Skip the pictures. Set down, word for word, the lines from the start of the material up to and including the line with "import pandas as pd".

### SUPPLIED MATERIAL

== == ==

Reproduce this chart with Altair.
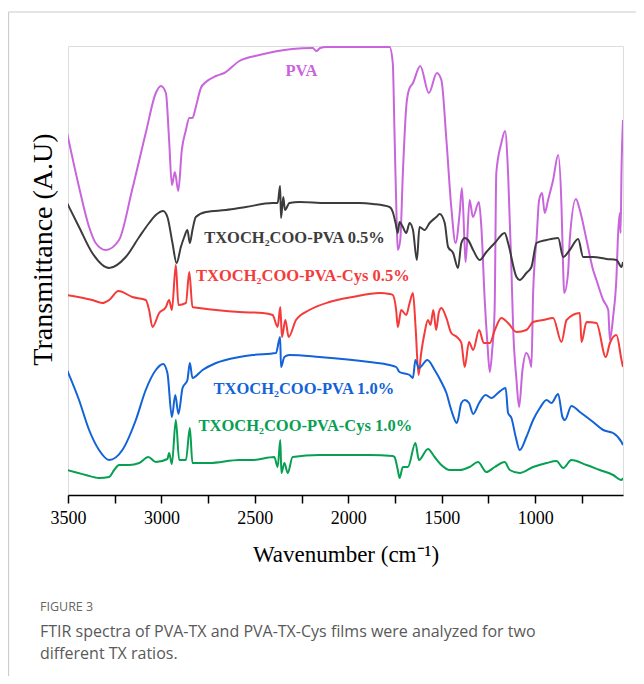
import altair as alt
import pandas as pd

# ---------------- data (wavenumber cm-1, transmittance a.u.) ----------------
pva_wn = [3505, 3441, 3387, 3352, 3298, 3227, 3157, 3084, 3030, 3003, 2976, 2959, 2944, 2928, 2910,
          2891, 2869, 2851, 2834, 2816, 2789, 2762, 2708, 2664, 2583, 2476, 2300, 2190, 2172, 2150,
          2119, 2031, 1900, 1779, 1762, 1753, 1740, 1735, 1722, 1708, 1690, 1676, 1654, 1615, 1569,
          1526, 1502, 1475, 1449, 1426, 1404, 1392, 1377, 1372, 1351, 1333, 1301, 1288, 1270, 1255,
          1243, 1230, 1217, 1208, 1181, 1161, 1145, 1127, 1118, 1100, 1086, 1068, 1047, 1029, 1020,
          1011, 1002, 993, 979, 963, 949, 931, 904, 877, 859, 850, 845, 824, 815, 782, 761, 725, 690,
          672, 636, 609, 600, 583, 565, 556, 547, 543, 538, 530]
pva_t = [362, 308, 268, 252, 245, 255, 305, 362, 402, 409, 402, 355, 310, 323, 304,
         345, 365, 377, 377, 388, 407, 413, 419, 422, 434, 440, 446, 447, 444, 447,
         448, 448, 448, 448, 432, 365, 265, 245, 255, 322, 388, 405, 412, 429, 402,
         422, 415, 355, 288, 252, 282, 307, 248, 233, 295, 278, 293, 268, 195, 150,
         123, 145, 185, 322, 352, 364, 322, 225, 168, 115, 88, 125, 142, 135, 128,
         202, 235, 255, 295, 302, 282, 295, 315, 340, 288, 225, 202, 222, 255, 296, 285, 255, 225,
         215, 195, 185, 155, 178, 218, 262, 282, 262, 325, 375]

tx05_wn = [3505, 3441, 3370, 3280, 3191, 3119, 3066, 3030, 2991, 2968, 2941, 2919, 2896, 2878, 2861,
           2848, 2834, 2816, 2762, 2655, 2548, 2405, 2378, 2365, 2360, 2348, 2339, 2315, 2262, 2119,
           1940, 1867, 1779, 1762, 1747, 1735, 1726, 1708, 1690, 1672, 1654, 1633, 1619, 1592, 1565,
           1529, 1511, 1484, 1466, 1439, 1413, 1395, 1377, 1359, 1332, 1297, 1261, 1216, 1163, 1145,
           1100, 1083, 1047, 1020, 993, 939, 877, 850, 815, 770, 743, 690, 618, 565, 538, 530]
tx05_t = [292, 268, 242, 227, 238, 258, 272, 280, 284, 278, 252, 232, 248, 258, 265,
          252, 265, 278, 283, 285, 288, 292, 292, 309, 277, 298, 285, 292, 293, 292,
          292, 291, 288, 283, 272, 262, 273, 268, 262, 272, 265, 235, 268, 265, 272,
          278, 281, 272, 248, 242, 227, 252, 257, 255, 245, 235, 243, 252, 262, 252,
          218, 215, 222, 228, 252, 255, 257, 238, 245, 256, 238, 238, 236, 235, 228, 233]

cys05_wn = [3505, 3370, 3316, 3280, 3230, 3155, 3084, 3066, 3048, 3012, 2976, 2959, 2944, 2923, 2909,
            2869, 2851, 2834, 2798, 2583, 2459, 2405, 2378, 2364, 2355, 2337, 2319, 2280, 2208, 2101,
            1976, 1833, 1779, 1762, 1744, 1735, 1717, 1690, 1672, 1654, 1640, 1624, 1610, 1592, 1574,
            1560, 1545, 1530, 1515, 1502, 1475, 1449, 1419, 1395, 1377, 1354, 1332, 1300, 1275, 1243,
            1216, 1181, 1145, 1100, 1047, 1011, 957, 904, 859, 832, 761, 752, 725, 672, 622, 600,
            565, 538, 530]
cys05_t = [200, 195, 192, 195, 204, 198, 195, 185, 168, 182, 188, 195, 185, 230, 190,
           192, 223, 188, 187, 183, 182, 180, 168, 188, 158, 175, 158, 175, 185, 193,
           198, 202, 201, 200, 185, 168, 185, 180, 192, 202, 168, 120, 142, 162, 175,
           170, 185, 165, 183, 187, 177, 162, 158, 152, 128, 153, 145, 165, 152, 152,
           165, 177, 172, 163, 165, 173, 175, 177, 153, 175, 182, 153, 173, 172, 138, 152,
           160, 135, 128]

tx10_wn = [3505, 3441, 3387, 3334, 3280, 3209, 3137, 3084, 3030, 2991, 2968, 2944, 2926, 2909, 2887,
           2861, 2848, 2834, 2780, 2708, 2583, 2512, 2387, 2365, 2360, 2342, 2315, 2155, 1887, 1779,
           1744, 1726, 1672, 1654, 1641, 1622, 1577, 1538, 1502, 1475, 1449, 1419, 1395, 1377, 1354,
           1332, 1300, 1265, 1234, 1199, 1158, 1145, 1127, 1104, 1083, 1047, 1011, 975, 939, 913,
           877, 854, 841, 806, 761, 690, 636, 583, 538, 530]
tx10_t = [125, 95, 65, 45, 35, 45, 75, 105, 125, 131, 122, 78, 100, 81, 107,
          115, 132, 117, 125, 132, 138, 140, 142, 158, 128, 138, 140, 138, 133, 130,
          128, 123, 120, 117, 135, 127, 135, 125, 113, 102, 85, 72, 92, 95, 92,
          81, 92, 100, 97, 102, 107, 82, 77, 58, 45, 58, 75, 87, 95, 92,
          101, 78, 75, 89, 83, 73, 65, 62, 53, 50]

cys10_wn = [3505, 3405, 3334, 3280, 3253, 3227, 3173, 3119, 3070, 3030, 2968, 2959, 2944, 2923, 2905,
            2869, 2848, 2834, 2744, 2583, 2512, 2396, 2378, 2364, 2358, 2342, 2324, 2298, 2155, 1887,
            1762, 1753, 1735, 1726, 1708, 1681, 1641, 1622, 1574, 1538, 1502, 1457, 1404, 1351, 1306,
            1261, 1216, 1163, 1136, 1083, 1011, 939, 886, 850, 806, 725, 654, 583, 538, 530]
cys10_t = [25, 20, 17, 18, 25, 30, 30, 32, 38, 33, 36, 42, 31, 75, 35,
           35, 67, 32, 32, 35, 35, 38, 28, 55, 22, 32, 22, 38, 40, 40,
           39, 38, 25, 17, 28, 28, 52, 35, 46, 38, 30, 25, 25, 28, 33,
           23, 28, 33, 25, 22, 28, 32, 34, 27, 35, 30, 25, 20, 15, 17]

series_names = ["PVA", "TXOCH2COO-PVA 0.5%", "TXOCH2COO-PVA-Cys 0.5%",
                "TXOCH2COO-PVA 1.0%", "TXOCH2COO-PVA-Cys 1.0%"]
series_labels = ["PVA", "TXOCH₂COO-PVA 0.5%", "TXOCH₂COO-PVA-Cys 0.5%",
                 "TXOCH₂COO-PVA 1.0%", "TXOCH₂COO-PVA-Cys 1.0%"]
series_colors = ["#C865DC", "#3C3C3C", "#F53A3A", "#1262D8", "#07A052"]
label_colors = ["#C865DC", "#333333", "#FF2424", "#1565E0", "#00A050"]
label_wn = [2251, 2288, 2243, 2238, 2230]
label_t = [424, 257, 219, 106, 69]

x_ticks = [3500, 3250, 3000, 2750, 2500, 2250, 2000, 1750, 1500, 1250, 1000, 750]

# ---------------- build tables ----------------
rows = []
for name, wn, t in zip(series_names,
                       [pva_wn, tx05_wn, cys05_wn, tx10_wn, cys10_wn],
                       [pva_t, tx05_t, cys05_t, tx10_t, cys10_t]):
    for i, (w, v) in enumerate(zip(wn, t)):
        rows.append({"series": name, "wn": w, "t": v, "i": i})
df = pd.DataFrame(rows)
lab = pd.DataFrame({"series": series_names, "label": series_labels,
                    "wn": label_wn, "t": label_t})

SERIF = "Liberation Serif"
xscale = alt.Scale(domain=[530, 3500], reverse=True, nice=False, zero=False)
yscale = alt.Scale(domain=[0, 449], nice=False, zero=False)
cscale = alt.Scale(domain=series_names, range=series_colors)
lscale = alt.Scale(domain=series_names, range=label_colors)

lines = alt.Chart(df).mark_line(strokeWidth=2, clip=True, interpolate="monotone").encode(
    x=alt.X("wn:Q", scale=xscale,
            axis=alt.Axis(values=x_ticks, format="d",
                          labelExpr="datum.value % 500 == 0 ? datum.label : ''",
                          title="Wavenumber (cm⁻¹)", grid=False,
                          domainColor="#000", domainWidth=1.5,
                          tickColor="#000", tickWidth=1.5, tickSize=8,
                          labelFont=SERIF, labelFontSize=18, labelColor="#000",
                          labelPadding=6, labelFlush=False,
                          titleFont=SERIF, titleFontSize=23, titleFontWeight="normal",
                          titleColor="#000", titlePadding=16)),
    y=alt.Y("t:Q", scale=yscale,
            axis=alt.Axis(labels=False, ticks=False, domain=False, grid=False,
                          title="Transmittance (A.U)", titleFont=SERIF, titleFontSize=28,
                          titleFontWeight="normal", titleColor="#000", titlePadding=11,
                          titleY=203)),
    color=alt.Color("series:N", scale=cscale, legend=None),
    order="i:Q",
    detail="series:N",
)

labels = alt.Chart(lab).mark_text(font=SERIF, fontSize=16.5, fontWeight="bold",
                                  align="center", baseline="middle").encode(
    x=alt.X("wn:Q", scale=xscale),
    y=alt.Y("t:Q", scale=yscale),
    text="label:N",
    color=alt.Color("series:N", scale=lscale, legend=None),
)

one = pd.DataFrame({"k": [0]})
border_top = alt.Chart(one).mark_rule(color="#cccccc", strokeWidth=1.2).encode(
    x=alt.value(-59.5), x2=alt.value(568), y=alt.value(-34))
border_left = alt.Chart(one).mark_rule(color="#cccccc", strokeWidth=1.2).encode(
    x=alt.value(-59.5), y=alt.value(-34), y2=alt.value(640))

fig = alt.Chart(one).mark_text(font="Open Sans", fontSize=12.5, color="#666666",
                               align="left", baseline="alphabetic").encode(
    x=alt.value(-28), y=alt.value(565), text=alt.value("FIGURE 3"))
cap1 = alt.Chart(one).mark_text(font="Open Sans", fontSize=16, color="#595959",
                                align="left", baseline="alphabetic").encode(
    x=alt.value(-28), y=alt.value(591),
    text=alt.value("FTIR spectra of PVA-TX and PVA-TX-Cys films were analyzed for two"))
cap2 = alt.Chart(one).mark_text(font="Open Sans", fontSize=16, color="#595959",
                                align="left", baseline="alphabetic").encode(
    x=alt.value(-28), y=alt.value(613), text=alt.value("different TX ratios."))

chart = alt.layer(lines, labels, border_top, border_left, fig, cap1, cap2).properties(
    width=555, height=449,
    autosize=alt.AutoSizeParams(type="none"),
    padding={"left": 60, "top": 38, "right": 13, "bottom": 181},
).configure_view(stroke="#000000", strokeWidth=1.5).configure(background="white")

chart.save("out.html", embed_options={"renderer": "svg", "actions": False})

== == ==

### TASK OUTPUT
Reproduce this chart with Altair.
import altair as alt
import pandas as pd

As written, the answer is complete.